* _GIVEN PROBLEM_:
In the listing below, find the line containing "What TikZ code" and the line containing "(rct) [below=166pt of". Repeat exactly those two lines and every line between them, nothing more.

* _RECORDS FOR PROCESSING_:
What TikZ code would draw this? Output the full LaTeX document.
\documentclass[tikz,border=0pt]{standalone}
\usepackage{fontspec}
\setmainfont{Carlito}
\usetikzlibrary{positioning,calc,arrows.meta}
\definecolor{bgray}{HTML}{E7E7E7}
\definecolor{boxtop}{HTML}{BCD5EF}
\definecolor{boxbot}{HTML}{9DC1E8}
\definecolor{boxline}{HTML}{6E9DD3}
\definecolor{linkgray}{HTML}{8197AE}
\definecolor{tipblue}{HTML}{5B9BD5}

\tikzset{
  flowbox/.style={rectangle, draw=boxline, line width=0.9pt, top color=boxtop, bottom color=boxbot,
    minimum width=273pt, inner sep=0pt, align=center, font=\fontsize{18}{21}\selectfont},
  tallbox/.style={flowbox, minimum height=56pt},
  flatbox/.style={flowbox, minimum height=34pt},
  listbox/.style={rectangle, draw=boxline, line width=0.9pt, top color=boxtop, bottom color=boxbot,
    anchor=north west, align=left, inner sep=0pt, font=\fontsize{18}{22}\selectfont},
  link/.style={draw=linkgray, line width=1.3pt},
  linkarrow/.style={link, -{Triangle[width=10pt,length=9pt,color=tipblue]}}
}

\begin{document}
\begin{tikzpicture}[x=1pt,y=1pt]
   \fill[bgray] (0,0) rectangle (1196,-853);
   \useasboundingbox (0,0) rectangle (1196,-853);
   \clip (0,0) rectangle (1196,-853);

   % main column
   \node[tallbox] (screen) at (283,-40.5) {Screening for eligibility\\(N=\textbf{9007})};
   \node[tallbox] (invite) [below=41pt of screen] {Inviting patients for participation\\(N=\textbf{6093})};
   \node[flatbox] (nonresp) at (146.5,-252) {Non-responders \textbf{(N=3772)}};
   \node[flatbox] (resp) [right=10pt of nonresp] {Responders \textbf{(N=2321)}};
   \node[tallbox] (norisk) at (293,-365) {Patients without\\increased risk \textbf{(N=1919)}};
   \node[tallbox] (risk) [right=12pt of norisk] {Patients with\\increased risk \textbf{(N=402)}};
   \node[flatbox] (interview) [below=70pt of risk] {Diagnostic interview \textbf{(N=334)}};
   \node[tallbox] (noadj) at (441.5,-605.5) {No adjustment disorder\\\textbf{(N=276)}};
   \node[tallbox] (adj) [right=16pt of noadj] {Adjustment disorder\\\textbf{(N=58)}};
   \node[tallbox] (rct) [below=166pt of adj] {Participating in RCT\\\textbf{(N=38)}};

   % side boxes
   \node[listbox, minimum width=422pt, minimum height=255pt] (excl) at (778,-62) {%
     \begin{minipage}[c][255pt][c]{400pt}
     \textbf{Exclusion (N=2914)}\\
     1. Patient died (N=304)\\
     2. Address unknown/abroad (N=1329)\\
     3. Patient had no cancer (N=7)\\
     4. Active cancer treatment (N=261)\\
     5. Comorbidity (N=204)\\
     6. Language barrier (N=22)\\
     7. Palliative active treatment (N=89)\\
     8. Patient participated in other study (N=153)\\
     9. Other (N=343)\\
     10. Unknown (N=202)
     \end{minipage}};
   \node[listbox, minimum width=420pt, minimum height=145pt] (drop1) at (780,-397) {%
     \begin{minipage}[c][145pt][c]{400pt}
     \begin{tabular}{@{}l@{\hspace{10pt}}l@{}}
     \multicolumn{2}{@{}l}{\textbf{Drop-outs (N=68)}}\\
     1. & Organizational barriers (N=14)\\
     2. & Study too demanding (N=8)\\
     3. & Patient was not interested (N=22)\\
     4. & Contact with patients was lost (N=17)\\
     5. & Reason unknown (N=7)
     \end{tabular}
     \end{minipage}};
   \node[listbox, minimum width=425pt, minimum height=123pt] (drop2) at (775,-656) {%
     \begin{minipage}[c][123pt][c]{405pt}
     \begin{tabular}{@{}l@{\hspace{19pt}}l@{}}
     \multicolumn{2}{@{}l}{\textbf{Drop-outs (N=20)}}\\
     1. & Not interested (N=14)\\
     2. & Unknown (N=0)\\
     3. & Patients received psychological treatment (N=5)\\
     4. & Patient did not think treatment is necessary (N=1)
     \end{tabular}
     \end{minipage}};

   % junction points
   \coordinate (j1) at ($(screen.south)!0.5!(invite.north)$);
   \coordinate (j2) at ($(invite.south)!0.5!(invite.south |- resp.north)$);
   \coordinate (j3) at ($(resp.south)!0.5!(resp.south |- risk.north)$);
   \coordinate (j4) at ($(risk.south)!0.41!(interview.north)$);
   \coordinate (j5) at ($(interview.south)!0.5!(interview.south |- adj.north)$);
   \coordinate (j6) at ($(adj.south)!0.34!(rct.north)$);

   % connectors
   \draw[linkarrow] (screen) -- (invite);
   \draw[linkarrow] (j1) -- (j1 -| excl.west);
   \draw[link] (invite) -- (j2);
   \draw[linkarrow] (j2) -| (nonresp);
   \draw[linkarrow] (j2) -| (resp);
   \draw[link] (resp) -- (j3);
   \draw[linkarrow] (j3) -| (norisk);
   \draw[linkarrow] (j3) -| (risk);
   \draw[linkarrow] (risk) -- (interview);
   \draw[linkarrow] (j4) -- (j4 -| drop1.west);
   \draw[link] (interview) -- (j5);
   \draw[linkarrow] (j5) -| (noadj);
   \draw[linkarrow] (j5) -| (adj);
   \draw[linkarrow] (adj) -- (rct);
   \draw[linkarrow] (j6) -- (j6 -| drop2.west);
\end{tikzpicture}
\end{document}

...

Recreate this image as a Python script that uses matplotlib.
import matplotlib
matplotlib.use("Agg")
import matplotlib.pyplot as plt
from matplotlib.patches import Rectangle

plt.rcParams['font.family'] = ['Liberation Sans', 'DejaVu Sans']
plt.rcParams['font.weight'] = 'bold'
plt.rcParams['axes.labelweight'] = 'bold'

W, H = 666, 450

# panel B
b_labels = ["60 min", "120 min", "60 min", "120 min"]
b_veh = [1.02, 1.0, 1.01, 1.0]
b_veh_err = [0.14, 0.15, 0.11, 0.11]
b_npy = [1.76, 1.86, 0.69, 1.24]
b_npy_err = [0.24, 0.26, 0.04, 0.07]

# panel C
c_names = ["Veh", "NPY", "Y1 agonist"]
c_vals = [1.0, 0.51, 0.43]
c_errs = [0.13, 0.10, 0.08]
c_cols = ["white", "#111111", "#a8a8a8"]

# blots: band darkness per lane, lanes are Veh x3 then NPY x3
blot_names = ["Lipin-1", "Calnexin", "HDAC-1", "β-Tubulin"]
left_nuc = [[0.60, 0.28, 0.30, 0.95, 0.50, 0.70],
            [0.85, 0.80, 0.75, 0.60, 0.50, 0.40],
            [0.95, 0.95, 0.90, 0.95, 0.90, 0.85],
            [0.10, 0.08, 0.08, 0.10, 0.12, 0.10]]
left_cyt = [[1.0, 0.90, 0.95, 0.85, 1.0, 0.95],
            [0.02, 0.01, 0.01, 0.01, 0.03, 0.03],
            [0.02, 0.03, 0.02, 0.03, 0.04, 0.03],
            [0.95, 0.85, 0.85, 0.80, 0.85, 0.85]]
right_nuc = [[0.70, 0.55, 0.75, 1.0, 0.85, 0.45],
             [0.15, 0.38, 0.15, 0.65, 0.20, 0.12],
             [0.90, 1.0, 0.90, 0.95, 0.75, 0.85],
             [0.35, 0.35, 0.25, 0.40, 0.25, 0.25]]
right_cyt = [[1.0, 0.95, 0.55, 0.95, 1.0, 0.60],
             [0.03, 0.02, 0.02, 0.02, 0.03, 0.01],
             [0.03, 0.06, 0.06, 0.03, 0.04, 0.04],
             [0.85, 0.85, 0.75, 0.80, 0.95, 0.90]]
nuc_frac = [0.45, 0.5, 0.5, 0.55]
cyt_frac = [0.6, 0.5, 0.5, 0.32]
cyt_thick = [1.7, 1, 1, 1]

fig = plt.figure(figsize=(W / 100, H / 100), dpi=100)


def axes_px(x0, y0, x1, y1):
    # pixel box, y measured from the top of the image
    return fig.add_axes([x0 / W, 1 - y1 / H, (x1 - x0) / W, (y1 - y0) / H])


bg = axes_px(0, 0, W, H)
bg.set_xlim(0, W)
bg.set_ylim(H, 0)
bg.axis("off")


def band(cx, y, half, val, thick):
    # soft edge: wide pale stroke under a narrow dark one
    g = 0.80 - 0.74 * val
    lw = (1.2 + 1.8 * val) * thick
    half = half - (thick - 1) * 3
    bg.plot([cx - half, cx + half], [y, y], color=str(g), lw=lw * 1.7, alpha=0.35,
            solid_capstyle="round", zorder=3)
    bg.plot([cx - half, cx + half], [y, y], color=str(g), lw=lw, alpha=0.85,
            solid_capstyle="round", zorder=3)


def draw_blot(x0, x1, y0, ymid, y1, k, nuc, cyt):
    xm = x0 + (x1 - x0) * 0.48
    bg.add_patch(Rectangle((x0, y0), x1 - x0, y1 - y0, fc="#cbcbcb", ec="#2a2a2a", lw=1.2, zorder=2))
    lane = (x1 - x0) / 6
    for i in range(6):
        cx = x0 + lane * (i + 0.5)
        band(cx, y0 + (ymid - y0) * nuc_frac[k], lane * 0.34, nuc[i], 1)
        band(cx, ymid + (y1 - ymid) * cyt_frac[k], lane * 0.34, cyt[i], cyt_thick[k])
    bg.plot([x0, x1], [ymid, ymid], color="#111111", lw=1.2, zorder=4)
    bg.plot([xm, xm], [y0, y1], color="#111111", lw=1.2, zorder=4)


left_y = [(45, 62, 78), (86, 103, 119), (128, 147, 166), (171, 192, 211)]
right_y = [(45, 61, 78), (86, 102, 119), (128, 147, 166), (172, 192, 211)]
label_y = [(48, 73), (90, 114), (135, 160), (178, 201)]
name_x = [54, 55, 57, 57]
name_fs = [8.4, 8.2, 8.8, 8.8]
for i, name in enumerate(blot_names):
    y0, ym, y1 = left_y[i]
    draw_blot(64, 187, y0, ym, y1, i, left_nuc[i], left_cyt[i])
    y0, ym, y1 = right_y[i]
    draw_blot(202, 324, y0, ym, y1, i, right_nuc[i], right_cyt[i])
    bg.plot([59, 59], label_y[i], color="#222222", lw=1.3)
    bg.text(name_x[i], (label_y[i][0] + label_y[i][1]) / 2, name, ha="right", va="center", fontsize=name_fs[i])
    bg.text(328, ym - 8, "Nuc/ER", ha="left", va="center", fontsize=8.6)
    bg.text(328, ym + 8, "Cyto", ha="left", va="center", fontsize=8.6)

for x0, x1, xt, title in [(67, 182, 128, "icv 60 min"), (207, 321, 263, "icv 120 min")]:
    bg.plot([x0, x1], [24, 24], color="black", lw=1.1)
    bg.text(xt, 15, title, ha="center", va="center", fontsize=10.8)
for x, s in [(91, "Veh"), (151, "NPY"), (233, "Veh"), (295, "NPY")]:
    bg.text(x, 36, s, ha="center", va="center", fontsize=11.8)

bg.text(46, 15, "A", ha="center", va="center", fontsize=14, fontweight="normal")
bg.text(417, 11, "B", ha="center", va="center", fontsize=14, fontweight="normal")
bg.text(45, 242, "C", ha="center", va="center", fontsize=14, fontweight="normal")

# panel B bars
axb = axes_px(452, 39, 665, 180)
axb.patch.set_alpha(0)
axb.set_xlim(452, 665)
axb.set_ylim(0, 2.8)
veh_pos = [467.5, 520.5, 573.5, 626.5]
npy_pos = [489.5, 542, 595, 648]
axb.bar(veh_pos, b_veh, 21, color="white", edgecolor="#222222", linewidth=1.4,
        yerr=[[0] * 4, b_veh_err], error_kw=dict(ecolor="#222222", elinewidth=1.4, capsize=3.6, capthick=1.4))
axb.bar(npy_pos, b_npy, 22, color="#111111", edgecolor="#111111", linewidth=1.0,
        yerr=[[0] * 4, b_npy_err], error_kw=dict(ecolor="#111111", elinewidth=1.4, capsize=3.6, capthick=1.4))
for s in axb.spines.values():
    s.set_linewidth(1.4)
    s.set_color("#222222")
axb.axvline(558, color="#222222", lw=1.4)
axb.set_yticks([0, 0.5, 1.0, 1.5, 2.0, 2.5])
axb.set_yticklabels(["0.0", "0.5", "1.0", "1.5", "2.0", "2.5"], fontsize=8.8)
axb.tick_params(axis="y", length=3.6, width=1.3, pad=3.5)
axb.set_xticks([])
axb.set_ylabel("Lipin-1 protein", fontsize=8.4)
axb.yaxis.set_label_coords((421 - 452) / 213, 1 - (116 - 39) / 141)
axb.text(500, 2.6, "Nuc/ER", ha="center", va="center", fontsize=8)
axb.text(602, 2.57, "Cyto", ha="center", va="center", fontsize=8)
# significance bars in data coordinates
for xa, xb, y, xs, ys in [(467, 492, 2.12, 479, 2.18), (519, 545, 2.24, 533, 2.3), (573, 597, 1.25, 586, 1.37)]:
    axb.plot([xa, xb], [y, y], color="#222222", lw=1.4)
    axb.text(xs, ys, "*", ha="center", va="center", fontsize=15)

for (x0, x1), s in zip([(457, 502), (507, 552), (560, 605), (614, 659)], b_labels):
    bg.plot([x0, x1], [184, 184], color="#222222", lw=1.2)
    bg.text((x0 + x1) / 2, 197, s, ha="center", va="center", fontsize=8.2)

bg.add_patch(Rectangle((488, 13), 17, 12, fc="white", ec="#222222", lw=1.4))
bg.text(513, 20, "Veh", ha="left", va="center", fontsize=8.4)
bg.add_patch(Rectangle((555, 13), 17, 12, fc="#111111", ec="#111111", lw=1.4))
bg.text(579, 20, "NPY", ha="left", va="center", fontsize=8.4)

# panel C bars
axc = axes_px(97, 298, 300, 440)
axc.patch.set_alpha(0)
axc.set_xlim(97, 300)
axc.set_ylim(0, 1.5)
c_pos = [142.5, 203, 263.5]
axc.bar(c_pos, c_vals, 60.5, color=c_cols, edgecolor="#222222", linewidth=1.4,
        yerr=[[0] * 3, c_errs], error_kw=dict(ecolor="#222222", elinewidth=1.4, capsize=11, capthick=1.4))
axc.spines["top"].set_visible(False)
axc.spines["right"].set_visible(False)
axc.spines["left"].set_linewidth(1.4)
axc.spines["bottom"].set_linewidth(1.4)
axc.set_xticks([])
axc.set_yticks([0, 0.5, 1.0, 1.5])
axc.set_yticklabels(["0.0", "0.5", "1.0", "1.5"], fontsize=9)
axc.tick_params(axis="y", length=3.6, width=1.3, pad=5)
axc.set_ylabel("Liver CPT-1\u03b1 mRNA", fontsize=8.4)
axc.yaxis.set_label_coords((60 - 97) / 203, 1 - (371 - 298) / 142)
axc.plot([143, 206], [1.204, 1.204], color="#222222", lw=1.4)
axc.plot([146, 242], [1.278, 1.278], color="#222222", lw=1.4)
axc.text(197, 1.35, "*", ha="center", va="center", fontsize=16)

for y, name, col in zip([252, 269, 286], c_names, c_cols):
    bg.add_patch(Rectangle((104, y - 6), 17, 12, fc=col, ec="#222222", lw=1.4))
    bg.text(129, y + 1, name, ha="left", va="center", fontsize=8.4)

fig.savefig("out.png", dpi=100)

---

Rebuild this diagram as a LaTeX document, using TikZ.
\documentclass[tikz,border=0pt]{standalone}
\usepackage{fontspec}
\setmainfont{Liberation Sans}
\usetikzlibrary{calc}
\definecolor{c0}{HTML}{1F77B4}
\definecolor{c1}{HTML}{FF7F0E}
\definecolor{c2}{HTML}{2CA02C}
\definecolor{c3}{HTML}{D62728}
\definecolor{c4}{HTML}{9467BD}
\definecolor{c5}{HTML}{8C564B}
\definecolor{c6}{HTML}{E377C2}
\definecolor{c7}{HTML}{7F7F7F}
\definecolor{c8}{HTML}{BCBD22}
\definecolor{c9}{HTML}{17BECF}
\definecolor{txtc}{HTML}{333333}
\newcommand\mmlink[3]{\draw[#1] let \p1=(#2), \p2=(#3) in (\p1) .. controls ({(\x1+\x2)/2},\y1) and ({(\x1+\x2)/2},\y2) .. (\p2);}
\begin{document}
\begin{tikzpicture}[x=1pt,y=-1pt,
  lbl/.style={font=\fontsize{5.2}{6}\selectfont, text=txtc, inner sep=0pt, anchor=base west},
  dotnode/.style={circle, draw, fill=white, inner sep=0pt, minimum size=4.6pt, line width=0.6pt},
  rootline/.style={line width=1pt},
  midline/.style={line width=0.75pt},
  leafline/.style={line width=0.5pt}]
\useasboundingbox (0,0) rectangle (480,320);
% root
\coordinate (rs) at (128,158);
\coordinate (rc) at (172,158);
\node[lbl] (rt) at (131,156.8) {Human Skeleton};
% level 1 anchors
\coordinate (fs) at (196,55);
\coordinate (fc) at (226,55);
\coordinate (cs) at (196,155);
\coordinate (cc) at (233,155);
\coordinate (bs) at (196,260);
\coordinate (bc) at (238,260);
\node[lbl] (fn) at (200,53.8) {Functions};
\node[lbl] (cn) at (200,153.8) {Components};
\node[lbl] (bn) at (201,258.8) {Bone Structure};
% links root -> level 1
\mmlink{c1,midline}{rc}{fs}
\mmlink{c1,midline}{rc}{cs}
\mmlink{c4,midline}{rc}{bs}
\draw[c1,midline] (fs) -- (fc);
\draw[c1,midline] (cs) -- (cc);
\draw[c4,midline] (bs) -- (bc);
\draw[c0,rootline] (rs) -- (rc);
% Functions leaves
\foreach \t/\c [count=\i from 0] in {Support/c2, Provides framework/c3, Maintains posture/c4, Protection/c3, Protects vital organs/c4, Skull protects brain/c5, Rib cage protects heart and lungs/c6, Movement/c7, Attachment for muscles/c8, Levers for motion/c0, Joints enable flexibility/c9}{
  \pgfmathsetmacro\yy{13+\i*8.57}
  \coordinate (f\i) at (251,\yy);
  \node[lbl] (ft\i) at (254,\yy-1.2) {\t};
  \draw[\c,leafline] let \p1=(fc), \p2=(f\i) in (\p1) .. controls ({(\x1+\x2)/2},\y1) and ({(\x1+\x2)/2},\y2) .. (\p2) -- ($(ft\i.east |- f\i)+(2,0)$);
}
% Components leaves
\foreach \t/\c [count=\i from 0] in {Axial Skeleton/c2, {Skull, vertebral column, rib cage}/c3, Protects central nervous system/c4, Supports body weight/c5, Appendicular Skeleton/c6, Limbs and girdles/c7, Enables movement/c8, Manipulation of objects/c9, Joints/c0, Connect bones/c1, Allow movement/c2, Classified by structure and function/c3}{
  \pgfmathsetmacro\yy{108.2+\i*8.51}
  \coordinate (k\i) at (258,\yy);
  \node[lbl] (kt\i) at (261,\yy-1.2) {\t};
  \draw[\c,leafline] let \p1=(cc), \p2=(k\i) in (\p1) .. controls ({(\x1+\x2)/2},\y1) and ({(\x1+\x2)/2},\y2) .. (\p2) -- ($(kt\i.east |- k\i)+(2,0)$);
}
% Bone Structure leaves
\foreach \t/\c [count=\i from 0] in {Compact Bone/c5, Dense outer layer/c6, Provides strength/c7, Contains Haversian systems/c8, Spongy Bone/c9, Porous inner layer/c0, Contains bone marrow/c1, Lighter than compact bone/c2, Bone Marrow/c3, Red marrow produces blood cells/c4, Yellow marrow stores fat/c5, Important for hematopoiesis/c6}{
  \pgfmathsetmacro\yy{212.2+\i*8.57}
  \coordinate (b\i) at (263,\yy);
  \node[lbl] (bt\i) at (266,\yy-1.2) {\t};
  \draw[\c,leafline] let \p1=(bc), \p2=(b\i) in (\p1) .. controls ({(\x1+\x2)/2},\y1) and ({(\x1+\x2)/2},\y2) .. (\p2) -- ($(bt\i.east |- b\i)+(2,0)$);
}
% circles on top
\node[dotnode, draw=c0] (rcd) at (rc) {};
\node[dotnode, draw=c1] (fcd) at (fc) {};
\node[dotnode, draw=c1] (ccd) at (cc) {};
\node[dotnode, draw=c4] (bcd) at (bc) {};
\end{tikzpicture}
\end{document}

* _SOLUTION BELOW_:
What TikZ code would draw this? Output the full LaTeX document.
\documentclass[tikz,border=0pt]{standalone}
\usepackage{fontspec}
\setmainfont{Carlito}
\usetikzlibrary{positioning,calc,arrows.meta}
\definecolor{bgray}{HTML}{E7E7E7}
\definecolor{boxtop}{HTML}{BCD5EF}
\definecolor{boxbot}{HTML}{9DC1E8}
\definecolor{boxline}{HTML}{6E9DD3}
\definecolor{linkgray}{HTML}{8197AE}
\definecolor{tipblue}{HTML}{5B9BD5}

\tikzset{
  flowbox/.style={rectangle, draw=boxline, line width=0.9pt, top color=boxtop, bottom color=boxbot,
    minimum width=273pt, inner sep=0pt, align=center, font=\fontsize{18}{21}\selectfont},
  tallbox/.style={flowbox, minimum height=56pt},
  flatbox/.style={flowbox, minimum height=34pt},
  listbox/.style={rectangle, draw=boxline, line width=0.9pt, top color=boxtop, bottom color=boxbot,
    anchor=north west, align=left, inner sep=0pt, font=\fontsize{18}{22}\selectfont},
  link/.style={draw=linkgray, line width=1.3pt},
  linkarrow/.style={link, -{Triangle[width=10pt,length=9pt,color=tipblue]}}
}

\begin{document}
\begin{tikzpicture}[x=1pt,y=1pt]
   \fill[bgray] (0,0) rectangle (1196,-853);
   \useasboundingbox (0,0) rectangle (1196,-853);
   \clip (0,0) rectangle (1196,-853);

   % main column
   \node[tallbox] (screen) at (283,-40.5) {Screening for eligibility\\(N=\textbf{9007})};
   \node[tallbox] (invite) [below=41pt of screen] {Inviting patients for participation\\(N=\textbf{6093})};
   \node[flatbox] (nonresp) at (146.5,-252) {Non-responders \textbf{(N=3772)}};
   \node[flatbox] (resp) [right=10pt of nonresp] {Responders \textbf{(N=2321)}};
   \node[tallbox] (norisk) at (293,-365) {Patients without\\increased risk \textbf{(N=1919)}};
   \node[tallbox] (risk) [right=12pt of norisk] {Patients with\\increased risk \textbf{(N=402)}};
   \node[flatbox] (interview) [below=70pt of risk] {Diagnostic interview \textbf{(N=334)}};
   \node[tallbox] (noadj) at (441.5,-605.5) {No adjustment disorder\\\textbf{(N=276)}};
   \node[tallbox] (adj) [right=16pt of noadj] {Adjustment disorder\\\textbf{(N=58)}};
   \node[tallbox] (rct) [below=166pt of adj] {Participating in RCT\\\textbf{(N=38)}};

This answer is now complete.